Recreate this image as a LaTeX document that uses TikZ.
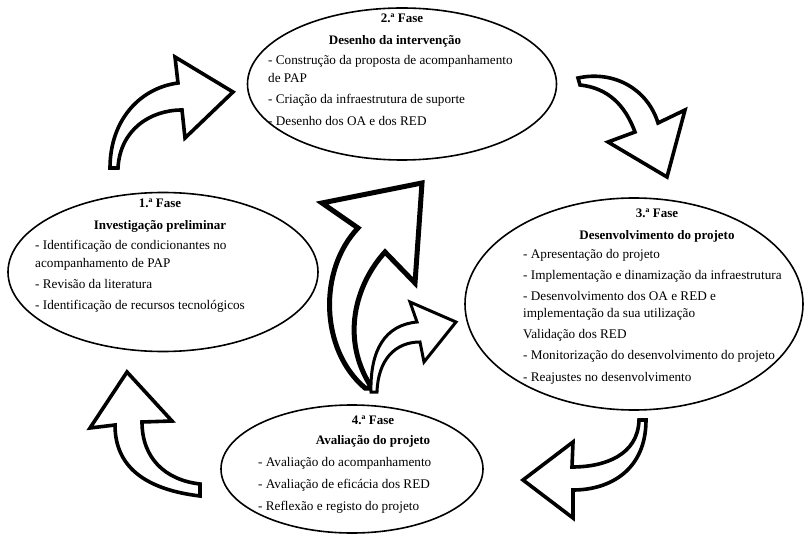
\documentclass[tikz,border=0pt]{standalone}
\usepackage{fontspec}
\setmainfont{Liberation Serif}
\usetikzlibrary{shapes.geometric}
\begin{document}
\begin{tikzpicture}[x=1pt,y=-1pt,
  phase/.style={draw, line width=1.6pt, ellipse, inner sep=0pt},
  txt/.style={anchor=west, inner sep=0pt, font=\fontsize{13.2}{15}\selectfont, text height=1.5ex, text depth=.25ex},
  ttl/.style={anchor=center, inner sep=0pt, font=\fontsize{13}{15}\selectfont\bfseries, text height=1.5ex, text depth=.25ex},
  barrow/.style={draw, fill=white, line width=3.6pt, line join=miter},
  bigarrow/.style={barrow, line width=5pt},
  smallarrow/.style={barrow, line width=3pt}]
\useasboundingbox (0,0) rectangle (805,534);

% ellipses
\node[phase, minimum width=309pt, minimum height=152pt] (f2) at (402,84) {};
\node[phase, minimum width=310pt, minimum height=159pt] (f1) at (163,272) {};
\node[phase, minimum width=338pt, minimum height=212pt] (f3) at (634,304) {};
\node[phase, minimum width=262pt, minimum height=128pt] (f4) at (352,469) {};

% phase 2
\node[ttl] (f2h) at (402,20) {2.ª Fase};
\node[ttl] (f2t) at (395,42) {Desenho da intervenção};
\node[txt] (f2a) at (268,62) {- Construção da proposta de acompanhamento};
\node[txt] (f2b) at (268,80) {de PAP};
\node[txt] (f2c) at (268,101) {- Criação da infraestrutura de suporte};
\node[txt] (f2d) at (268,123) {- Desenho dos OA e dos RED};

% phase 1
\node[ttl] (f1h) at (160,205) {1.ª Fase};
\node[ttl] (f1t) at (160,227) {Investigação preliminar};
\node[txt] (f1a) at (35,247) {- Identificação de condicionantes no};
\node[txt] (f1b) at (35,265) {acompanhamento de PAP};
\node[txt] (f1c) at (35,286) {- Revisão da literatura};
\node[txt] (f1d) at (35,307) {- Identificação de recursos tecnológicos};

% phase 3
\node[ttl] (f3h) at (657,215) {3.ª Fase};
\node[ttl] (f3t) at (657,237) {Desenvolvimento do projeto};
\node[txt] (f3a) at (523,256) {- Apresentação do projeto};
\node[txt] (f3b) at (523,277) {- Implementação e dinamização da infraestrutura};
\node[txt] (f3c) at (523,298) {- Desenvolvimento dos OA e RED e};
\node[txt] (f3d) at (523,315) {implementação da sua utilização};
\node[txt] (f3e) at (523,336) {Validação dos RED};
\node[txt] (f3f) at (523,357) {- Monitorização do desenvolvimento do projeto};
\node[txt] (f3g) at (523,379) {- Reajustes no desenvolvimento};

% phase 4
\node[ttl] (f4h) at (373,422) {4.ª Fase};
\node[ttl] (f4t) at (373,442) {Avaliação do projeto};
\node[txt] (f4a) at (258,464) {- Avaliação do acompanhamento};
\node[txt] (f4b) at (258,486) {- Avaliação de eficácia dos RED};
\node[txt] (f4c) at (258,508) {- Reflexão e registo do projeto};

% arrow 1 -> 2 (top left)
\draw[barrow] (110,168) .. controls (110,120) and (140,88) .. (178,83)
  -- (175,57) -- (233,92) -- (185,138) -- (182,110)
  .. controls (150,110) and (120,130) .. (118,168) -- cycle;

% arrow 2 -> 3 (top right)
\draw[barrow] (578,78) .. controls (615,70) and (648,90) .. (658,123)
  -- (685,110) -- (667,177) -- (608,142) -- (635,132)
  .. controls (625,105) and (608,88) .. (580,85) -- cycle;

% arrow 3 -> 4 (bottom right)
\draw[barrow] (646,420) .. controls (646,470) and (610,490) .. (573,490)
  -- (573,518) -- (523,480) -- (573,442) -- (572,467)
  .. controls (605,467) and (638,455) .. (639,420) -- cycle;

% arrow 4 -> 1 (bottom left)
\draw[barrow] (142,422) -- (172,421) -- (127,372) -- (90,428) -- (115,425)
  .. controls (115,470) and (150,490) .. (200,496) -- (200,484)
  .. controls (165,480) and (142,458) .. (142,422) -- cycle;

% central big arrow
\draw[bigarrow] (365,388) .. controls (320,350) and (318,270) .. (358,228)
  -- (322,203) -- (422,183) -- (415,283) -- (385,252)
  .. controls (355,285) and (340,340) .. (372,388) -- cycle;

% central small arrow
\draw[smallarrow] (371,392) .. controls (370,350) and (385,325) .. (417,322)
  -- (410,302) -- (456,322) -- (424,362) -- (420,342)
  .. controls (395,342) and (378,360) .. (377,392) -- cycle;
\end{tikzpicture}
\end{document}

* **Goal**
All of the data above should be transcribed verbatim, with pictures omitted.

* **Problem solution**
Recreate this image as a LaTeX document that uses TikZ.
\documentclass[tikz,border=0pt]{standalone}
\usepackage{fontspec}
\setmainfont{Liberation Serif}
\usetikzlibrary{shapes.geometric}
\begin{document}
\begin{tikzpicture}[x=1pt,y=-1pt,
  phase/.style={draw, line width=1.6pt, ellipse, inner sep=0pt},
  txt/.style={anchor=west, inner sep=0pt, font=\fontsize{13.2}{15}\selectfont, text height=1.5ex, text depth=.25ex},
  ttl/.style={anchor=center, inner sep=0pt, font=\fontsize{13}{15}\selectfont\bfseries, text height=1.5ex, text depth=.25ex},
  barrow/.style={draw, fill=white, line width=3.6pt, line join=miter},
  bigarrow/.style={barrow, line width=5pt},
  smallarrow/.style={barrow, line width=3pt}]
\useasboundingbox (0,0) rectangle (805,534);

% ellipses
\node[phase, minimum width=309pt, minimum height=152pt] (f2) at (402,84) {};
\node[phase, minimum width=310pt, minimum height=159pt] (f1) at (163,272) {};
\node[phase, minimum width=338pt, minimum height=212pt] (f3) at (634,304) {};
\node[phase, minimum width=262pt, minimum height=128pt] (f4) at (352,469) {};

% phase 2
\node[ttl] (f2h) at (402,20) {2.ª Fase};
\node[ttl] (f2t) at (395,42) {Desenho da intervenção};
\node[txt] (f2a) at (268,62) {- Construção da proposta de acompanhamento};
\node[txt] (f2b) at (268,80) {de PAP};
\node[txt] (f2c) at (268,101) {- Criação da infraestrutura de suporte};
\node[txt] (f2d) at (268,123) {- Desenho dos OA e dos RED};

% phase 1
\node[ttl] (f1h) at (160,205) {1.ª Fase};
\node[ttl] (f1t) at (160,227) {Investigação preliminar};
\node[txt] (f1a) at (35,247) {- Identificação de condicionantes no};
\node[txt] (f1b) at (35,265) {acompanhamento de PAP};
\node[txt] (f1c) at (35,286) {- Revisão da literatura};
\node[txt] (f1d) at (35,307) {- Identificação de recursos tecnológicos};

% phase 3
\node[ttl] (f3h) at (657,215) {3.ª Fase};
\node[ttl] (f3t) at (657,237) {Desenvolvimento do projeto};
\node[txt] (f3a) at (523,256) {- Apresentação do projeto};
\node[txt] (f3b) at (523,277) {- Implementação e dinamização da infraestrutura};
\node[txt] (f3c) at (523,298) {- Desenvolvimento dos OA e RED e};
\node[txt] (f3d) at (523,315) {implementação da sua utilização};
\node[txt] (f3e) at (523,336) {Validação dos RED};
\node[txt] (f3f) at (523,357) {- Monitorização do desenvolvimento do projeto};
\node[txt] (f3g) at (523,379) {- Reajustes no desenvolvimento};

% phase 4
\node[ttl] (f4h) at (373,422) {4.ª Fase};
\node[ttl] (f4t) at (373,442) {Avaliação do projeto};
\node[txt] (f4a) at (258,464) {- Avaliação do acompanhamento};
\node[txt] (f4b) at (258,486) {- Avaliação de eficácia dos RED};
\node[txt] (f4c) at (258,508) {- Reflexão e registo do projeto};

% arrow 1 -> 2 (top left)
\draw[barrow] (110,168) .. controls (110,120) and (140,88) .. (178,83)
  -- (175,57) -- (233,92) -- (185,138) -- (182,110)
  .. controls (150,110) and (120,130) .. (118,168) -- cycle;

% arrow 2 -> 3 (top right)
\draw[barrow] (578,78) .. controls (615,70) and (648,90) .. (658,123)
  -- (685,110) -- (667,177) -- (608,142) -- (635,132)
  .. controls (625,105) and (608,88) .. (580,85) -- cycle;

% arrow 3 -> 4 (bottom right)
\draw[barrow] (646,420) .. controls (646,470) and (610,490) .. (573,490)
  -- (573,518) -- (523,480) -- (573,442) -- (572,467)
  .. controls (605,467) and (638,455) .. (639,420) -- cycle;

% arrow 4 -> 1 (bottom left)
\draw[barrow] (142,422) -- (172,421) -- (127,372) -- (90,428) -- (115,425)
  .. controls (115,470) and (150,490) .. (200,496) -- (200,484)
  .. controls (165,480) and (142,458) .. (142,422) -- cycle;

% central big arrow
\draw[bigarrow] (365,388) .. controls (320,350) and (318,270) .. (358,228)
  -- (322,203) -- (422,183) -- (415,283) -- (385,252)
  .. controls (355,285) and (340,340) .. (372,388) -- cycle;

% central small arrow
\draw[smallarrow] (371,392) .. controls (370,350) and (385,325) .. (417,322)
  -- (410,302) -- (456,322) -- (424,362) -- (420,342)
  .. controls (395,342) and (378,360) .. (377,392) -- cycle;
\end{tikzpicture}
\end{document}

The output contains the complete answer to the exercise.